Wisdom of ages
Teach the six-year-olds numbers and directions ... the nine-year-olds how to work out days and dates. The 10-year-olds study with a teacher and live away from home learning history, writing and mathematics." Not another revision to the national curriculum, but a translation of instructions for education in the Zhou Dynasty of China, from about 1000 years bc.
The realisation that students have been learning maths in schools, often from written texts, for several millennia is both exciting and sobering. It seems a pity that we don't use the historical perspective more frequently in our own classrooms to help students understand the nature of mathematics and its impact on societies through the ages.
In Exploring Mathematics through History, Ruth Eagle provides a rich treasure-trove of nuggets about how mathematics has been developed and used from antiquity to the 18th century. She links this directly to our own curriculum by providing numerous activity sheets which exploit a historical perspective while initiating problem-solving tasks for 10 to 18-year-olds.
The first half of the book looks at aspects of number, mensuration and geometry in ancient civilisations. The teacher's notes in each chapter provide fascinating insights which can be used when introducing the topic to a class. We learn how the Babylonians were able to generate Pythagorean triples (at least 1,000 years before Pythagoras!), order them according to the size of the smallest angle in the associated right triangle and use this to tabulate design data for altar builders.
Often, minor asides shed light on our own approaches to the subject. For example, in the Jiuzhang suanshu, an ancient Chinese mathematics text, the area of a circle is given as 12Px12D. An accurate and potentially useful formula.
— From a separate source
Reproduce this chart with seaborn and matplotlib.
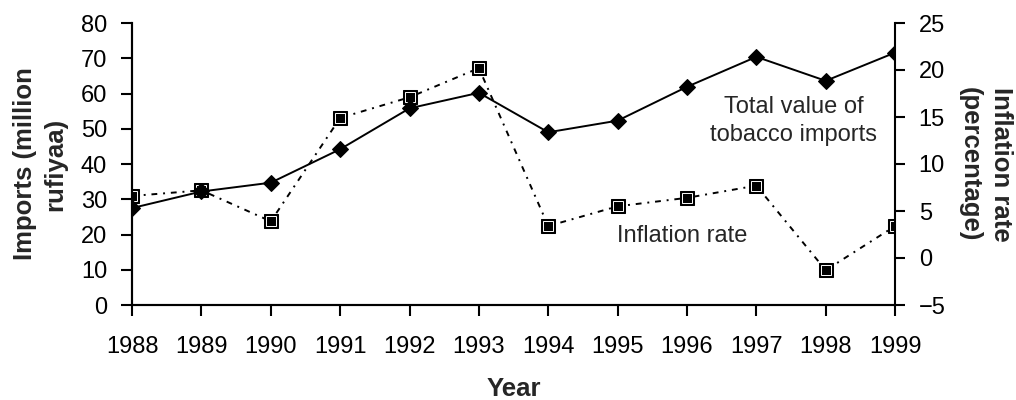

Why don't we teach it?
The second half of the book explores the 250 years of rich European endeavour from the Renaissance to the Enlightenment. We see how scholars pushed back the frontiers of understanding while other professionals applied new learning to occupations such as gunnery, navigation and surveying.
Throughout the book the author combines scholarship, enthusiasm and an understanding of school mathematics in a crisp yet accessible manner, illustrating and interpreting many original sources. Inevitably, like the subject itself, a book of this kind raises as many questions as it answers.
Reference notes and an extensive bibliography offer pointers for further investigation.
This is one of the most absorbing school mathematics books I have come across in a long time.